___ Source data

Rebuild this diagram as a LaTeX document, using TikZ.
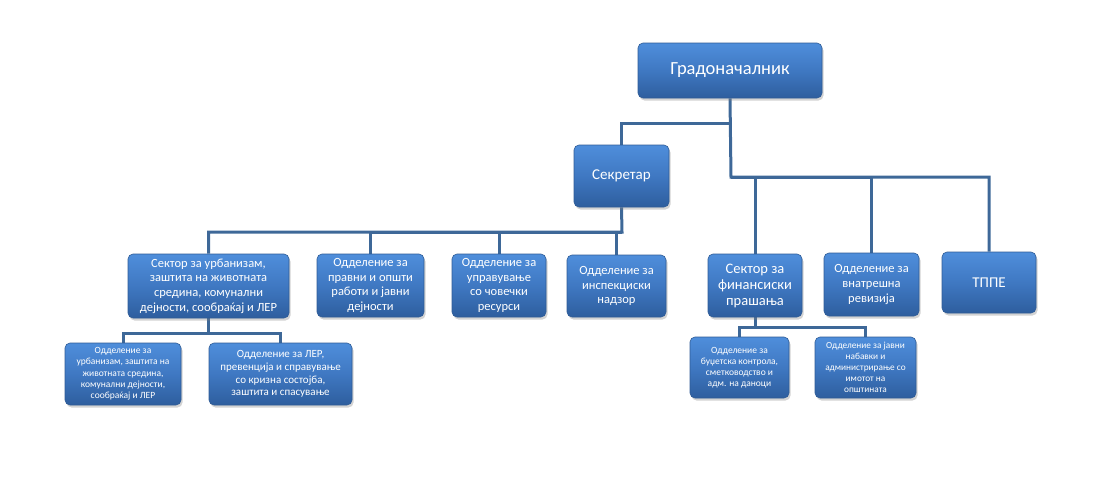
\documentclass[tikz,border=0pt]{standalone}
\usepackage{fontspec}
\setmainfont{Carlito}
\usetikzlibrary{shadows}
\pgfdeclarelayer{background}
\pgfsetlayers{background,main}
\definecolor{boxtop}{HTML}{4F8EDB}
\definecolor{boxmid}{HTML}{3F78C2}
\definecolor{boxbot}{HTML}{2E5E9E}
\definecolor{boxedge}{HTML}{2F5C96}
\definecolor{linecol}{HTML}{3E6898}
\tikzset{
  orgbox/.style={draw=boxedge, line width=0.6pt, rounded corners=5pt,
    top color=boxtop, bottom color=boxbot, middle color=boxmid,
    text=white, align=center, inner sep=2pt,
    drop shadow={opacity=0.35, shadow xshift=1.5pt, shadow yshift=-2.5pt}},
  conn/.style={draw=linecol, line width=3pt, line join=miter},
}
\begin{document}
\begin{tikzpicture}[x=1pt,y=-1pt]
\useasboundingbox (0,0) rectangle (1104,496);
% top
\node[orgbox, minimum width=184pt, minimum height=55pt, font=\fontsize{18.5}{20}\selectfont] (grad) at (730,70.5) {Градоначалник};
\node[orgbox, minimum width=95pt, minimum height=62pt, font=\fontsize{15}{17}\selectfont] (sek) at (621.5,176) {Секретар};
% second row
\node[orgbox, minimum width=161pt, minimum height=64pt, font=\fontsize{12.5}{14.6}\selectfont] (urb) at (208.5,286) {Сектор за урбанизам,\\заштита на животната\\средина, комунални\\дејности, сообраќај и ЛЕР};
\node[orgbox, minimum width=107pt, minimum height=63pt, font=\fontsize{12.5}{14.6}\selectfont] (prav) at (370.5,285.5) {Одделение за\\правни и општи\\работи и јавни\\дејности};
\node[orgbox, minimum width=94pt, minimum height=63pt, font=\fontsize{12.5}{14.6}\selectfont] (upr) at (499,285.5) {Одделение за\\управување\\со човечки\\ресурси};
\node[orgbox, minimum width=99pt, minimum height=62pt, font=\fontsize{12.5}{14.6}\selectfont] (insp) at (616.5,286) {Одделение за\\инспекциски\\надзор};
\node[orgbox, minimum width=94pt, minimum height=63pt, font=\fontsize{14.5}{16}\selectfont] (fin) at (755,285.5) {Сектор за\\финансиски\\прашања};
\node[orgbox, minimum width=95pt, minimum height=63pt, font=\fontsize{12.5}{14.6}\selectfont] (vnat) at (871.5,284.5) {Одделение за\\внатрешна\\ревизија};
\node[orgbox, minimum width=94pt, minimum height=61pt, font=\fontsize{15}{17}\selectfont] (tppe) at (989,282.5) {ТППЕ};
% third row
\node[orgbox, minimum width=116pt, minimum height=62pt, font=\fontsize{9.5}{11.3}\selectfont] (urba) at (123,374) {Одделение за\\урбанизам, заштита на\\животната средина,\\комунални дејности,\\сообраќај и ЛЕР};
\node[orgbox, minimum width=143pt, minimum height=62pt, font=\fontsize{11}{12.8}\selectfont] (ler) at (280.5,374) {Одделение за ЛЕР,\\превенција и справување\\со кризна состојба,\\заштита и спасување};
\node[orgbox, minimum width=99pt, minimum height=61pt, font=\fontsize{9.5}{11.2}\selectfont] (bud) at (739.5,367.5) {Одделение за\\буџетска контрола,\\сметководство и\\адм. на даноци};
\node[orgbox, minimum width=101pt, minimum height=61pt, font=\fontsize{9.3}{11}\selectfont] (jav) at (865.5,367.5) {Одделение за јавни\\набавки и\\администрирање со\\имотот на\\општината};
% connectors
\coordinate (busA) at (731,177);
\coordinate (bra) at (731,123);
\coordinate (busB) at (622,232);
\coordinate (busC) at (208.5,333);
\coordinate (busD) at (755,327);
\begin{pgfonlayer}{background}
\draw[conn] (grad.south) -- (busA) -| (tppe.north);
\draw[conn] (busA) -| (fin.north);
\draw[conn] (busA) -| (vnat.north);
\draw[conn] (bra) -| (sek.north);
\draw[conn] (sek.south) -- (busB) -| (urb.north);
\draw[conn] (busB) -| (prav.north);
\draw[conn] (busB) -| (upr.north);
\draw[conn] (busB) -| (insp.north);
\draw[conn] (urb.south) -- (busC) -| (urba.north);
\draw[conn] (busC) -| (ler.north);
\draw[conn] (fin.south) -- (busD) -| (bud.north);
\draw[conn] (busD) -| (jav.north);
\end{pgfonlayer}
\end{tikzpicture}
\end{document}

______

### Exercise details
Working from the lines above, reproduce the material exactly and exclude its pictures.

### Answer to this exercise
Rebuild this diagram as a LaTeX document, using TikZ.
\documentclass[tikz,border=0pt]{standalone}
\usepackage{fontspec}
\setmainfont{Carlito}
\usetikzlibrary{shadows}
\pgfdeclarelayer{background}
\pgfsetlayers{background,main}
\definecolor{boxtop}{HTML}{4F8EDB}
\definecolor{boxmid}{HTML}{3F78C2}
\definecolor{boxbot}{HTML}{2E5E9E}
\definecolor{boxedge}{HTML}{2F5C96}
\definecolor{linecol}{HTML}{3E6898}
\tikzset{
  orgbox/.style={draw=boxedge, line width=0.6pt, rounded corners=5pt,
    top color=boxtop, bottom color=boxbot, middle color=boxmid,
    text=white, align=center, inner sep=2pt,
    drop shadow={opacity=0.35, shadow xshift=1.5pt, shadow yshift=-2.5pt}},
  conn/.style={draw=linecol, line width=3pt, line join=miter},
}
\begin{document}
\begin{tikzpicture}[x=1pt,y=-1pt]
\useasboundingbox (0,0) rectangle (1104,496);
% top
\node[orgbox, minimum width=184pt, minimum height=55pt, font=\fontsize{18.5}{20}\selectfont] (grad) at (730,70.5) {Градоначалник};
\node[orgbox, minimum width=95pt, minimum height=62pt, font=\fontsize{15}{17}\selectfont] (sek) at (621.5,176) {Секретар};
% second row
\node[orgbox, minimum width=161pt, minimum height=64pt, font=\fontsize{12.5}{14.6}\selectfont] (urb) at (208.5,286) {Сектор за урбанизам,\\заштита на животната\\средина, комунални\\дејности, сообраќај и ЛЕР};
\node[orgbox, minimum width=107pt, minimum height=63pt, font=\fontsize{12.5}{14.6}\selectfont] (prav) at (370.5,285.5) {Одделение за\\правни и општи\\работи и јавни\\дејности};
\node[orgbox, minimum width=94pt, minimum height=63pt, font=\fontsize{12.5}{14.6}\selectfont] (upr) at (499,285.5) {Одделение за\\управување\\со човечки\\ресурси};
\node[orgbox, minimum width=99pt, minimum height=62pt, font=\fontsize{12.5}{14.6}\selectfont] (insp) at (616.5,286) {Одделение за\\инспекциски\\надзор};
\node[orgbox, minimum width=94pt, minimum height=63pt, font=\fontsize{14.5}{16}\selectfont] (fin) at (755,285.5) {Сектор за\\финансиски\\прашања};
\node[orgbox, minimum width=95pt, minimum height=63pt, font=\fontsize{12.5}{14.6}\selectfont] (vnat) at (871.5,284.5) {Одделение за\\внатрешна\\ревизија};
\node[orgbox, minimum width=94pt, minimum height=61pt, font=\fontsize{15}{17}\selectfont] (tppe) at (989,282.5) {ТППЕ};
% third row
\node[orgbox, minimum width=116pt, minimum height=62pt, font=\fontsize{9.5}{11.3}\selectfont] (urba) at (123,374) {Одделение за\\урбанизам, заштита на\\животната средина,\\комунални дејности,\\сообраќај и ЛЕР};
\node[orgbox, minimum width=143pt, minimum height=62pt, font=\fontsize{11}{12.8}\selectfont] (ler) at (280.5,374) {Одделение за ЛЕР,\\превенција и справување\\со кризна состојба,\\заштита и спасување};
\node[orgbox, minimum width=99pt, minimum height=61pt, font=\fontsize{9.5}{11.2}\selectfont] (bud) at (739.5,367.5) {Одделение за\\буџетска контрола,\\сметководство и\\адм. на даноци};
\node[orgbox, minimum width=101pt, minimum height=61pt, font=\fontsize{9.3}{11}\selectfont] (jav) at (865.5,367.5) {Одделение за јавни\\набавки и\\администрирање со\\имотот на\\општината};
% connectors
\coordinate (busA) at (731,177);
\coordinate (bra) at (731,123);
\coordinate (busB) at (622,232);
\coordinate (busC) at (208.5,333);
\coordinate (busD) at (755,327);
\begin{pgfonlayer}{background}
\draw[conn] (grad.south) -- (busA) -| (tppe.north);
\draw[conn] (busA) -| (fin.north);
\draw[conn] (busA) -| (vnat.north);
\draw[conn] (bra) -| (sek.north);
\draw[conn] (sek.south) -- (busB) -| (urb.north);
\draw[conn] (busB) -| (prav.north);
\draw[conn] (busB) -| (upr.north);
\draw[conn] (busB) -| (insp.north);
\draw[conn] (urb.south) -- (busC) -| (urba.north);
\draw[conn] (busC) -| (ler.north);
\draw[conn] (fin.south) -- (busD) -| (bud.north);
\draw[conn] (busD) -| (jav.north);
\end{pgfonlayer}
\end{tikzpicture}
\end{document}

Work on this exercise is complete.